An operator has a diagonal matrix with respect to some basis if the eigenvalues are distinct (and thus the eigenvectors comprise a linearly independent list, and hence, a basis). (It can also have a diagonal matrix even when the eigenvalues are not distinct, sometimes.)

TFAE:

- $T$ has a diagonal
- Eigenvectors form a basis of $V$
- The sum of one-dimensional invariant subspaces is the whole space
- The sum of nullspaces of $T-\lambda_k I$ is the whole space
- The sum of dims of the above fits

*5.5*Invariant subspaces on real vector spaces¶

Every operator has an invariant subspace of dim 1 or 2. Proof: polynomial thing again.
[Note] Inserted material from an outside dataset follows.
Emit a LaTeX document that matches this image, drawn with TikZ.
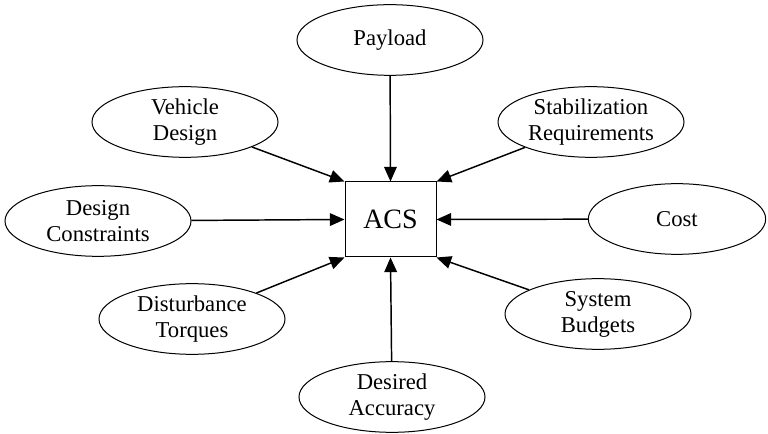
\documentclass[tikz,border=0pt]{standalone}
\usepackage{fontspec}
\setmainfont{Liberation Serif}
\usetikzlibrary{shapes.geometric,arrows.meta}
\newcommand{\zw}[1]{\makebox[0pt][c]{#1}}
\begin{document}
\begin{tikzpicture}[x=0.75pt,y=-0.75pt,
  oval/.style={ellipse,draw,line width=0.75pt,inner sep=0pt,align=center,
    minimum width=139.5pt,minimum height=53pt,
    font=\fontsize{17}{19.5}\selectfont},
  acsbox/.style={rectangle,draw,line width=0.75pt,inner sep=0pt,
    minimum width=68.25pt,minimum height=56.25pt,font=\fontsize{21}{24}\selectfont},
  conn/.style={line width=1.1pt,-{Triangle[length=11pt,width=9.5pt]}}]
\useasboundingbox (0,0) rectangle (768,434);
\node[acsbox] (acs) at (390.5,219.5) {ACS};
\node[oval] (pay) at (390,40) {\zw{Payload}};
\node[oval] (veh) at (185,122) {\zw{Vehicle}\\\zw{Design}};
\node[oval] (stab) at (591,122) {\zw{Stabilization}\\\zw{Requirements}};
\node[oval] (dc) at (98,221) {\zw{Design}\\\zw{Constraints}};
\node[oval,minimum width=133pt] (cost) at (677,219) {\zw{Cost}};
\node[oval] (dist) at (192,319) {\zw{Disturbance}\\\zw{Torques}};
\node[oval] (sb) at (598,314) {\zw{System}\\\zw{Budgets}};
\node[oval] (da) at (392,397) {\zw{Desired}\\\zw{Accuracy}};
\draw[conn] (pay) -- (acs.north);
\draw[conn] (veh) -- (acs.north west);
\draw[conn] (stab) -- (acs.north east);
\draw[conn] (dc) -- (acs.west);
\draw[conn] (cost) -- (acs.east);
\draw[conn] (dist) -- (acs.south west);
\draw[conn] (sb) -- (acs.south east);
\draw[conn] (da) -- (acs.south);
\end{tikzpicture}
\end{document}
Every operator on an odd-dimensional space has an eigenvalue.

*5.6*Exercises¶

- $T$ has at most $(\dim \text{range} T) + 1$ distinct eigenvalues. Proof: dim of the nullspace has to be at most 1 (if there is a 0 eigenvalue).
- If $\lambda$ is an eigenvalue of $T$, $1/\lambda$ is of $T^{-1}$.
- $ST$, $TS$ have the same eigenvalues.
- If every vector is an eigenvector, then we have a scalar multiple of identity operator. Same if every subspace with one dim less is invariant.
- If $P^2=P$, then the ambient space is the direct sum of the nullspace and range. Proof: $u-Pv$ is in the nullspace, and $Pv$ is in the range.